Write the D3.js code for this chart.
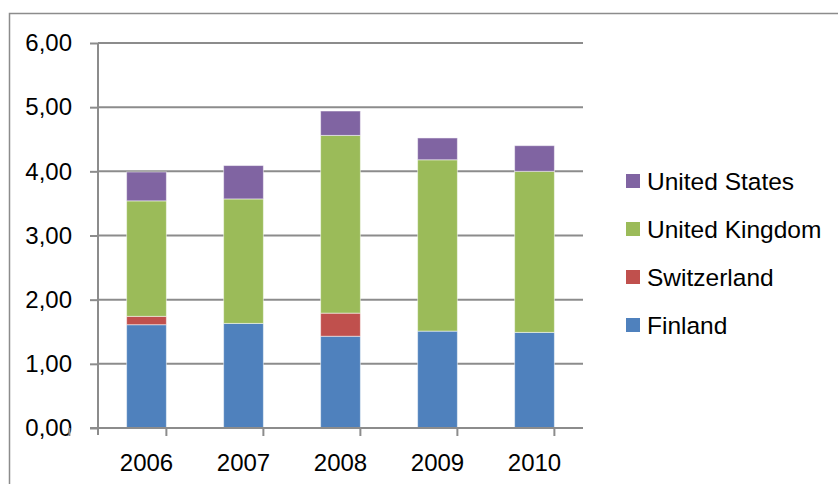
<!DOCTYPE html>
<html>
<head>
<meta charset="utf-8">
<script src="https://cdn.jsdelivr.net/npm/d3@7"></script>
<style>
	body { margin: 0; background: #ffffff; }
	text { font-family: "Liberation Sans", Arial, sans-serif; fill: #000000; }
	.gridLine { stroke: #8c8c8c; stroke-width: 2; }
	.axisLine { stroke: #8c8c8c; stroke-width: 2; fill: none; }
</style>
</head>
<body>
<svg id="chart" width="838" height="484"></svg>
<script>
//values
var years = ["2006", "2007", "2008", "2009", "2010"];
var seriesNames = ["Finland", "Switzerland", "United Kingdom", "United States"];
var finland = [1.61, 1.63, 1.43, 1.51, 1.49];
var switzerland = [0.13, 0.00, 0.36, 0.00, 0.00];
var unitedKingdom = [1.80, 1.94, 2.77, 2.67, 2.51];
var unitedStates = [0.45, 0.52, 0.38, 0.34, 0.40];
var yTicks = [0, 1, 2, 3, 4, 5, 6];

var COLORS = ["#4f81bd", "#c0504d", "#9bbb59", "#8064a2"];

var PLOT_LEFT = 98;
var PLOT_RIGHT = 583;
var PLOT_TOP = 43;
var PLOT_BOTTOM = 428;

var svg = d3.select("#chart");

//outer chart border
svg.append("rect")
	.attr("x", 9.5)
	.attr("y", 13.5)
	.attr("width", 840)
	.attr("height", 480)
	.attr("fill", "none")
	.attr("stroke", "#8c8c8c")
	.attr("stroke-width", 1.5);

var x = d3.scaleBand()
	.domain(years)
	.range([PLOT_LEFT, PLOT_RIGHT])
	.paddingInner(0.59)
	.paddingOuter(0.295);

var y = d3.scaleLinear()
	.domain([0, 6])
	.range([PLOT_BOTTOM, PLOT_TOP]);

//gridlines
svg.append("g")
	.selectAll("line")
	.data(yTicks.slice(1))
	.enter()
	.append("line")
	.attr("class", "gridLine")
	.attr("x1", PLOT_LEFT)
	.attr("x2", PLOT_RIGHT)
	.attr("y1", function(d) { return y(d); })
	.attr("y2", function(d) { return y(d); });

//stacked bars
var table = years.map(function(yr, i) {
	return {
		year: yr,
		"Finland": finland[i],
		"Switzerland": switzerland[i],
		"United Kingdom": unitedKingdom[i],
		"United States": unitedStates[i]
	};
});
var stacked = d3.stack().keys(seriesNames)(table);

svg.append("g")
	.selectAll("g")
	.data(stacked)
	.enter()
	.append("g")
	.attr("fill", function(d, i) { return COLORS[i]; })
	.selectAll("rect")
	.data(function(d) { return d; })
	.enter()
	.filter(function(d) { return d[1] - d[0] > 0; })
	.append("rect")
	.attr("x", function(d) { return x(d.data.year); })
	.attr("width", x.bandwidth())
	.attr("y", function(d) { return y(d[1]); })
	.attr("height", function(d) { return y(d[0]) - y(d[1]); })
	.attr("stroke", "#ffffff")
	.attr("stroke-opacity", 0.5)
	.attr("stroke-width", 1);

//y axis
var yAxis = d3.axisLeft(y)
	.tickValues(yTicks)
	.tickSize(8)
	.tickPadding(18)
	.tickFormat(function(d) { return d3.format(".2f")(d).replace(".", ","); });

var yG = svg.append("g")
	.attr("transform", "translate(" + PLOT_LEFT + ",0)")
	.call(yAxis);
yG.select(".domain").remove();
yG.selectAll(".tick line").attr("stroke", "#8c8c8c").attr("stroke-width", 2);
yG.selectAll(".tick text")
	.style("font-family", "'Liberation Sans', Arial, sans-serif")
	.style("font-size", "24px")
	.attr("fill", "#000000");
yG.append("line")
	.attr("class", "axisLine")
	.attr("x1", 0).attr("x2", 0)
	.attr("y1", PLOT_TOP).attr("y2", PLOT_BOTTOM + 7);

//x axis
var xG = svg.append("g")
	.attr("transform", "translate(0," + PLOT_BOTTOM + ")");
xG.append("line")
	.attr("class", "axisLine")
	.attr("x1", PLOT_LEFT - 8).attr("x2", PLOT_RIGHT)
	.attr("y1", 0).attr("y2", 0);

var step = x.step();
var boundaries = d3.range(years.length + 1).map(function(i) {
	return x(years[0]) - x.paddingOuter() * step - x.paddingInner() * step / 2 + i * step;
});
xG.selectAll(".xTick")
	.data(boundaries)
	.enter()
	.append("line")
	.attr("class", "axisLine")
	.attr("x1", function(d) { return d; })
	.attr("x2", function(d) { return d; })
	.attr("y1", 0)
	.attr("y2", 8);

xG.selectAll(".xLabel")
	.data(years)
	.enter()
	.append("text")
	.attr("x", function(d) { return x(d) + x.bandwidth() / 2; })
	.attr("y", 43)
	.attr("text-anchor", "middle")
	.style("font-size", "24px")
	.text(function(d) { return d; });

//legend, top item is last series
var legend = svg.append("g")
	.attr("transform", "translate(626,174)");

var legendItems = legend.selectAll(".legendItem")
	.data(seriesNames.slice().reverse())
	.enter()
	.append("g")
	.attr("transform", function(d, i) { return "translate(0," + (i * 48) + ")"; });

legendItems.append("rect")
	.attr("width", 14)
	.attr("height", 14)
	.attr("fill", function(d) { return COLORS[seriesNames.indexOf(d)]; });

legendItems.append("text")
	.attr("x", 21)
	.attr("y", 16)
	.style("font-size", "24.5px")
	.text(function(d) { return d; });
</script>
</body>
</html>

TASK BRIEF | Every line above should be returned exactly; the pictures stay out.

FULL SOLUTION |
Write the D3.js code for this chart.
<!DOCTYPE html>
<html>
<head>
<meta charset="utf-8">
<script src="https://cdn.jsdelivr.net/npm/d3@7"></script>
<style>
	body { margin: 0; background: #ffffff; }
	text { font-family: "Liberation Sans", Arial, sans-serif; fill: #000000; }
	.gridLine { stroke: #8c8c8c; stroke-width: 2; }
	.axisLine { stroke: #8c8c8c; stroke-width: 2; fill: none; }
</style>
</head>
<body>
<svg id="chart" width="838" height="484"></svg>
<script>
//values
var years = ["2006", "2007", "2008", "2009", "2010"];
var seriesNames = ["Finland", "Switzerland", "United Kingdom", "United States"];
var finland = [1.61, 1.63, 1.43, 1.51, 1.49];
var switzerland = [0.13, 0.00, 0.36, 0.00, 0.00];
var unitedKingdom = [1.80, 1.94, 2.77, 2.67, 2.51];
var unitedStates = [0.45, 0.52, 0.38, 0.34, 0.40];
var yTicks = [0, 1, 2, 3, 4, 5, 6];

var COLORS = ["#4f81bd", "#c0504d", "#9bbb59", "#8064a2"];

var PLOT_LEFT = 98;
var PLOT_RIGHT = 583;
var PLOT_TOP = 43;
var PLOT_BOTTOM = 428;

var svg = d3.select("#chart");

//outer chart border
svg.append("rect")
	.attr("x", 9.5)
	.attr("y", 13.5)
	.attr("width", 840)
	.attr("height", 480)
	.attr("fill", "none")
	.attr("stroke", "#8c8c8c")
	.attr("stroke-width", 1.5);

var x = d3.scaleBand()
	.domain(years)
	.range([PLOT_LEFT, PLOT_RIGHT])
	.paddingInner(0.59)
	.paddingOuter(0.295);

var y = d3.scaleLinear()
	.domain([0, 6])
	.range([PLOT_BOTTOM, PLOT_TOP]);

//gridlines
svg.append("g")
	.selectAll("line")
	.data(yTicks.slice(1))
	.enter()
	.append("line")
	.attr("class", "gridLine")
	.attr("x1", PLOT_LEFT)
	.attr("x2", PLOT_RIGHT)
	.attr("y1", function(d) { return y(d); })
	.attr("y2", function(d) { return y(d); });

//stacked bars
var table = years.map(function(yr, i) {
	return {
		year: yr,
		"Finland": finland[i],
		"Switzerland": switzerland[i],
		"United Kingdom": unitedKingdom[i],
		"United States": unitedStates[i]
	};
});
var stacked = d3.stack().keys(seriesNames)(table);

svg.append("g")
	.selectAll("g")
	.data(stacked)
	.enter()
	.append("g")
	.attr("fill", function(d, i) { return COLORS[i]; })
	.selectAll("rect")
	.data(function(d) { return d; })
	.enter()
	.filter(function(d) { return d[1] - d[0] > 0; })
	.append("rect")
	.attr("x", function(d) { return x(d.data.year); })
	.attr("width", x.bandwidth())
	.attr("y", function(d) { return y(d[1]); })
	.attr("height", function(d) { return y(d[0]) - y(d[1]); })
	.attr("stroke", "#ffffff")
	.attr("stroke-opacity", 0.5)
	.attr("stroke-width", 1);

//y axis
var yAxis = d3.axisLeft(y)
	.tickValues(yTicks)
	.tickSize(8)
	.tickPadding(18)
	.tickFormat(function(d) { return d3.format(".2f")(d).replace(".", ","); });

var yG = svg.append("g")
	.attr("transform", "translate(" + PLOT_LEFT + ",0)")
	.call(yAxis);
yG.select(".domain").remove();
yG.selectAll(".tick line").attr("stroke", "#8c8c8c").attr("stroke-width", 2);
yG.selectAll(".tick text")
	.style("font-family", "'Liberation Sans', Arial, sans-serif")
	.style("font-size", "24px")
	.attr("fill", "#000000");
yG.append("line")
	.attr("class", "axisLine")
	.attr("x1", 0).attr("x2", 0)
	.attr("y1", PLOT_TOP).attr("y2", PLOT_BOTTOM + 7);

//x axis
var xG = svg.append("g")
	.attr("transform", "translate(0," + PLOT_BOTTOM + ")");
xG.append("line")
	.attr("class", "axisLine")
	.attr("x1", PLOT_LEFT - 8).attr("x2", PLOT_RIGHT)
	.attr("y1", 0).attr("y2", 0);

var step = x.step();
var boundaries = d3.range(years.length + 1).map(function(i) {
	return x(years[0]) - x.paddingOuter() * step - x.paddingInner() * step / 2 + i * step;
});
xG.selectAll(".xTick")
	.data(boundaries)
	.enter()
	.append("line")
	.attr("class", "axisLine")
	.attr("x1", function(d) { return d; })
	.attr("x2", function(d) { return d; })
	.attr("y1", 0)
	.attr("y2", 8);

xG.selectAll(".xLabel")
	.data(years)
	.enter()
	.append("text")
	.attr("x", function(d) { return x(d) + x.bandwidth() / 2; })
	.attr("y", 43)
	.attr("text-anchor", "middle")
	.style("font-size", "24px")
	.text(function(d) { return d; });

//legend, top item is last series
var legend = svg.append("g")
	.attr("transform", "translate(626,174)");

var legendItems = legend.selectAll(".legendItem")
	.data(seriesNames.slice().reverse())
	.enter()
	.append("g")
	.attr("transform", function(d, i) { return "translate(0," + (i * 48) + ")"; });

legendItems.append("rect")
	.attr("width", 14)
	.attr("height", 14)
	.attr("fill", function(d) { return COLORS[seriesNames.indexOf(d)]; });

legendItems.append("text")
	.attr("x", 21)
	.attr("y", 16)
	.style("font-size", "24.5px")
	.text(function(d) { return d; });
</script>
</body>
</html>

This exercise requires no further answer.